Executive guidance: when each pricing model fits best
- Choose a standardized SaaS-led model when the enterprise wants faster global rollout, stronger template governance, lower infrastructure burden, and repeatable localization through certified capabilities
- Choose a more flexible cloud or hybrid model when manufacturing complexity, regulatory validation, or acquisition diversity requires controlled variation during a transition period
- Avoid selecting purely on software price if the business depends on multi-country deployment, deep integration, and long-term operational visibility
- Require vendors and implementation partners to separate template, localization, integration, and run-state support costs in commercial proposals
Operational resilience, interoperability, and AI readiness considerations
Pricing decisions should also account for operational resilience. A globally deployed ERP must sustain local compliance changes, support business continuity, and preserve visibility across plants and regions. Platforms with stronger interoperability models, API maturity, event integration, and analytics consistency generally reduce the cost of maintaining connected enterprise systems. This is especially relevant where ERP must coordinate with MES, quality systems, supplier networks, and planning platforms.
AI ERP claims should be evaluated carefully in this context. AI features can improve forecasting, exception handling, and operational visibility, but they do not compensate for weak master data, fragmented process design, or poor localization governance. Manufacturers should treat AI as a value amplifier on top of a sound template and integration architecture, not as a substitute for disciplined ERP modernization.
From a platform lifecycle perspective, the best pricing outcome usually comes from a system that can absorb new countries, acquisitions, and regulatory changes without repeated redesign. That is the core link between pricing, architecture, and enterprise transformation readiness.
Final decision framework for CIOs and CFOs
For global manufacturers, ERP pricing comparison should be structured around three executive questions. First, how much of the enterprise can realistically run on a common template without damaging operational fit? Second, how expensive is each platform to localize, govern, and support over time? Third, which architecture best balances standardization, resilience, and modernization flexibility?

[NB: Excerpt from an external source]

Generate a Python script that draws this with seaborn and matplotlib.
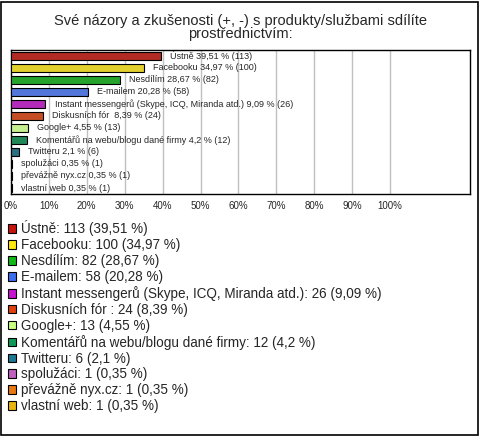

The most effective procurement process therefore compares vendors on risk-adjusted TCO, localization maturity, deployment governance, extensibility discipline, and interoperability strength. A lower initial bid is not necessarily the lower-cost decision if it creates template fragmentation or recurring localization debt. In manufacturing ERP selection, the winning platform is usually the one that scales globally with the least operational rework.